For banks, security teams, and enterprise AI buyers, predictability is not a luxury. American Banker reported that bank CEOs and Treasury Secretary Scott Bessant met with Anthropic in April to discuss Mythos, and that JPMorganChase joined Project Glasswing, a group allowed to test Mythos in their environments. When models used in serious security testing can vanish by directive, customers need a rulebook, not a rumor chain.

Public safety is the best argument for the shutdown, but it still needs proof

The government’s best case is straightforward. If a frontier model can be reliably jailbroken to assist cybercrime, weapons misuse, fraud, or other serious harm, officials should not wait for damage to pile up. AI companies also have commercial incentives. They should not be the sole judges of whether their own products are safe enough.

That argument is strong. It still does not justify vague emergency governance as the default.

Emergency authority is legitimate when three conditions exist: credible evidence, narrow scope, and a path to repair or appeal. Credible evidence does not require publishing exploit details that would help attackers. It does require enough public explanation for outsiders to know whether the government is acting on demonstrated harm or a disputed edge case. Narrow scope matters because Anthropic says the directive’s foreign-national structure forced a total shutdown. A repair path matters because Sacks and Anthropic both say they want this resolved quickly, but the public does not yet know what exact fix would satisfy the government.
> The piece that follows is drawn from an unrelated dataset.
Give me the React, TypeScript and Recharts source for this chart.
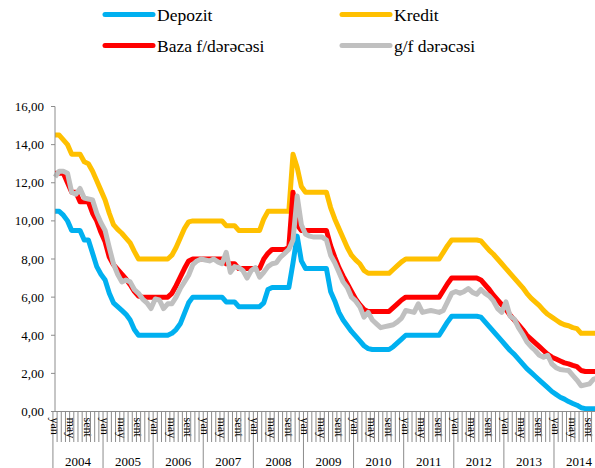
import { LineChart, Line, XAxis, YAxis } from "recharts";

const years = ["2004", "2005", "2006", "2007", "2008", "2009", "2010", "2011", "2012", "2013", "2014"];
const monthLabels = ["yan", "", "", "", "may", "", "", "", "sent", "", "", ""];
const yTicks = [0, 2, 4, 6, 8, 10, 12, 14, 16];

const depozit = [
  10.5, 10.5, 10.3, 10.0, 9.5, 9.5, 9.5, 9.0, 9.0, 8.3, 7.6, 7.2,
  6.9, 6.2, 5.7, 5.5, 5.3, 5.1, 4.8, 4.3, 4.0, 4.0, 4.0, 4.0,
  4.0, 4.0, 4.0, 4.0, 4.1, 4.3, 4.6, 5.15, 5.7, 6.0, 6.0, 6.0,
  6.0, 6.0, 6.0, 6.0, 6.0, 5.75, 5.75, 5.75, 5.5, 5.5, 5.5, 5.5,
  5.5, 5.5, 5.7, 6.4, 6.5, 6.5, 6.5, 6.5, 6.5, 7.8, 9.2, 7.9,
  7.5, 7.5, 7.5, 7.5, 7.5, 7.5, 6.3, 5.8, 5.2, 4.8, 4.5, 4.2,
  3.95, 3.7, 3.45, 3.3, 3.25, 3.25, 3.25, 3.25, 3.25, 3.4, 3.6, 3.8,
  4.0, 4.0, 4.0, 4.0, 4.0, 4.0, 4.0, 4.0, 4.0, 4.35, 4.7, 5.0,
  5.0, 5.0, 5.0, 5.0, 5.0, 5.0, 4.95, 4.7, 4.45, 4.2, 3.95, 3.7,
  3.45, 3.2, 3.0, 2.75, 2.5, 2.25, 2.05, 1.85, 1.65, 1.45, 1.25, 1.05,
  0.9, 0.75, 0.65, 0.52, 0.42, 0.33, 0.2, 0.15, 0.15, 0.15, 0.15, 0.15,
];

const kredit = [
  14.5, 14.5, 14.25, 14.0, 13.5, 13.5, 13.5, 13.1, 13.0, 12.6, 12.1, 11.6,
  11.1, 10.4, 9.8, 9.55, 9.35, 9.1, 8.85, 8.4, 8.0, 8.0, 8.0, 8.0,
  8.0, 8.0, 8.0, 8.0, 8.2, 8.6, 9.1, 9.6, 9.95, 10.0, 10.0, 10.0,
  10.0, 10.0, 10.0, 10.0, 10.0, 9.75, 9.75, 9.75, 9.5, 9.5, 9.5, 9.5,
  9.5, 9.5, 10.1, 10.5, 10.5, 10.5, 10.5, 10.5, 10.5, 13.5, 12.8, 11.8,
  11.5, 11.5, 11.5, 11.5, 11.5, 11.5, 10.7, 10.1, 9.6, 9.1, 8.6, 8.2,
  7.95, 7.75, 7.4, 7.25, 7.25, 7.25, 7.25, 7.25, 7.25, 7.45, 7.65, 7.85,
  8.0, 8.0, 8.0, 8.0, 8.0, 8.0, 8.0, 8.0, 8.0, 8.35, 8.7, 9.0,
  9.0, 9.0, 9.0, 9.0, 9.0, 9.0, 8.95, 8.7, 8.45, 8.25, 8.0, 7.75,
  7.5, 7.25, 7.0, 6.75, 6.5, 6.2, 5.95, 5.75, 5.55, 5.3, 5.1, 4.95,
  4.8, 4.65, 4.55, 4.5, 4.4, 4.35, 4.1, 4.1, 4.1, 4.1, 4.1, 4.1,
];

const baza = [
  12.5, 12.5, 12.5, 12.0, 11.5, 11.5, 11.0, 11.0, 11.0, 10.4, 10.0, 9.4,
  8.9, 8.1, 7.7, 7.45, 7.2, 6.95, 6.65, 6.3, 6.05, 6.0, 6.0, 6.0,
  6.0, 6.0, 6.0, 6.0, 6.2, 6.6, 7.05, 7.5, 7.9, 8.0, 8.0, 8.0,
  8.0, 8.0, 8.0, 8.0, 8.0, 7.75, 7.75, 7.75, 7.5, 7.5, 7.5, 7.5,
  7.5, 7.5, 8.0, 8.3, 8.5, 8.5, 8.5, 8.5, 8.6, 11.5, 9.8, 9.5,
  9.5, 9.5, 9.5, 9.5, 9.5, 9.5, 8.7, 8.1, 7.55, 7.1, 6.7, 6.3,
  5.9, 5.6, 5.35, 5.25, 5.25, 5.25, 5.25, 5.25, 5.25, 5.45, 5.65, 5.85,
  6.0, 6.0, 6.0, 6.0, 6.0, 6.0, 6.0, 6.0, 6.0, 6.35, 6.7, 7.0,
  7.0, 7.0, 7.0, 7.0, 7.0, 7.0, 6.9, 6.65, 6.4, 6.1, 5.85, 5.6,
  5.35, 5.05, 4.8, 4.55, 4.3, 4.0, 3.8, 3.6, 3.4, 3.2, 3.0, 2.85,
  2.75, 2.65, 2.55, 2.5, 2.42, 2.35, 2.15, 2.1, 2.1, 2.1, 2.1, 2.1,
];

const gf = [
  12.3, 12.6, 12.6, 12.5, 11.5, 11.4, 11.7, 11.2, 11.15, 11.1, 10.4, 9.9,
  9.5, 8.6, 7.75, 7.2, 6.8, 6.9, 6.8, 6.4, 6.2, 5.9, 5.7, 5.4,
  5.9, 5.85, 5.4, 5.65, 5.65, 6.0, 6.45, 6.8, 7.15, 7.7, 7.9, 8.0,
  7.95, 7.9, 8.0, 7.85, 7.75, 8.35, 7.3, 7.6, 7.55, 7.4, 7.0, 7.4,
  7.55, 7.05, 7.3, 7.6, 7.75, 7.8, 8.1, 8.3, 8.5, 9.0, 11.3, 9.8,
  9.3, 9.2, 9.15, 9.15, 9.15, 9.0, 8.2, 7.8, 7.3, 6.8, 6.5, 6.0,
  5.8, 5.5, 4.95, 5.2, 4.8, 4.6, 4.4, 4.45, 4.5, 4.55, 4.7, 4.9,
  5.3, 5.25, 5.2, 5.65, 5.2, 5.25, 5.3, 5.25, 5.2, 5.3, 5.75, 6.2,
  6.3, 6.2, 6.3, 6.45, 6.25, 6.15, 6.4, 6.2, 6.05, 5.8, 5.4, 5.2,
  5.75, 5.0, 4.85, 4.4, 4.05, 3.65, 3.4, 3.2, 2.95, 2.85, 2.95, 2.5,
  2.3, 2.2, 2.17, 2.15, 1.9, 1.65, 1.35, 1.4, 1.45, 1.7, 1.75, 1.8,
];

const series = [
  { key: "depozit", name: "Depozit", color: "#00B0F0" },
  { key: "kredit", name: "Kredit", color: "#FFC000" },
  { key: "baza", name: "Baza f/dərəcəsi", color: "#FF0000" },
  { key: "gf", name: "g/f dərəcəsi", color: "#C0C0C0" },
];

const data = depozit.map((d, i) => ({
  idx: i,
  depozit: d,
  kredit: kredit[i],
  baza: baza[i],
  gf: gf[i],
}));

const FONT = "'Liberation Serif', 'Times New Roman', serif";
const AXIS_GREY = "#8c8c8c";
const CHART_W = 602;
const LEFT = 55;
const AXIS_Y = 411.5;
// month band width, the plot runs a few px past the right edge (Dec 2014 is cut off)
const BAND = (CHART_W - LEFT) / data.length;

function MonthTick(props: any) {
  const { x, payload } = props;
  const i = payload.value as number;
  const m = i % 12;
  const left = x - BAND / 2;
  const label = monthLabels[m];
  return (
    <g>
      <line x1={left} x2={left} y1={AXIS_Y} y2={m === 0 ? 468 : 442} stroke={AXIS_GREY} strokeWidth={1} />
      {label && (
        <text
          transform={`translate(${x},${AXIS_Y + 6}) rotate(90)`}
          dy="0.35em"
          fontSize={12}
          style={{ fontFamily: FONT }}
          fill="#000"
        >
          {label}
        </text>
      )}
      {m === 6 && (
        <text x={left} y={466} textAnchor="middle" fontSize={13} style={{ fontFamily: FONT }} fill="#000">
          {years[Math.floor(i / 12)]}
        </text>
      )}
    </g>
  );
}

function Legend() {
  return (
    <svg width={595} height={60} style={{ position: "absolute", left: 0, top: 0 }}>
      {series.map((s, i) => {
        const col = i % 2;
        const row = Math.floor(i / 2);
        const x1 = col === 0 ? 105 : 342;
        const y = row === 0 ? 14.5 : 45.5;
        return (
          <g key={s.key}>
            <line x1={x1} x2={x1 + 48} y1={y} y2={y} stroke={s.color} strokeWidth={5} strokeLinecap="round" />
            <text x={x1 + 52} y={y + 6.5} fontSize={17.5} style={{ fontFamily: FONT }} fill="#000">
              {s.name}
            </text>
          </g>
        );
      })}
    </svg>
  );
}

export default function App() {
  return (
    <div style={{ position: "absolute", left: 0, top: 0, width: 595, height: 468, overflow: "hidden", background: "#fff", fontFamily: FONT }}>
      <LineChart width={CHART_W} height={468} data={data} margin={{ top: 106.5, right: 0, bottom: 0, left: 0 }}>
        <XAxis
          dataKey="idx"
          type="category"
          interval={0}
          height={56.5}
          tick={<MonthTick />}
          tickLine={false}
          axisLine={{ stroke: AXIS_GREY }}
        />
        <YAxis
          domain={[0, 16]}
          ticks={yTicks}
          width={LEFT}
          tickFormatter={(v: number) => v.toFixed(2).replace(".", ",")}
          axisLine={{ stroke: AXIS_GREY }}
          tickLine={{ stroke: AXIS_GREY }}
          tickSize={4}
          tickMargin={7}
          tick={{ fill: "#000", fontSize: 13, style: { fontFamily: FONT } }}
        />
        {series.map((s) => (
          <Line
            key={s.key}
            dataKey={s.key}
            type="linear"
            stroke={s.color}
            strokeWidth={5}
            strokeLinejoin="round"
            dot={false}
            activeDot={false}
            isAnimationActive={false}
          />
        ))}
      </LineChart>
      <Legend />
    </div>
  );
}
Due process does not weaken AI safety. It strengthens it. It forces companies to defend their claims, and it forces regulators to defend theirs.

AI oversight has to become public, technical, and reviewable

Fable 5 and Mythos 5 may come back online quickly. Anthropic says it is “working to restore access as soon as possible,” and Sacks wrote that the administration wants the issue fixed and Fable returned to general release. That would solve the customer outage. It would not solve the governance problem.

The next framework should include public summaries of shutdown orders, confidential technical review when disclosure would create security risk, and independent audits that can test claims without exposing sensitive model details. It should also apply across frontier AI providers under the same standard. Selective, unclear enforcement will not produce safer systems. It will produce legal uncertainty around systems that banks, security teams, and developers are already testing in real environments.

The practical takeaway is simple: lawmakers and regulators need to build the AI enforcement process before the next model is pulled offline. If officials want trust in AI safety decisions, they cannot govern frontier models from inside a black box.

Impact Analysis

  • The order shows the U.S. government can force major AI systems offline before publicly explaining its evidence.
  • The case highlights the unresolved challenge of selling powerful cyber-capable AI without enabling misuse.
  • A black-box shutdown process could set a precedent for AI regulation that lacks transparency and proportionality.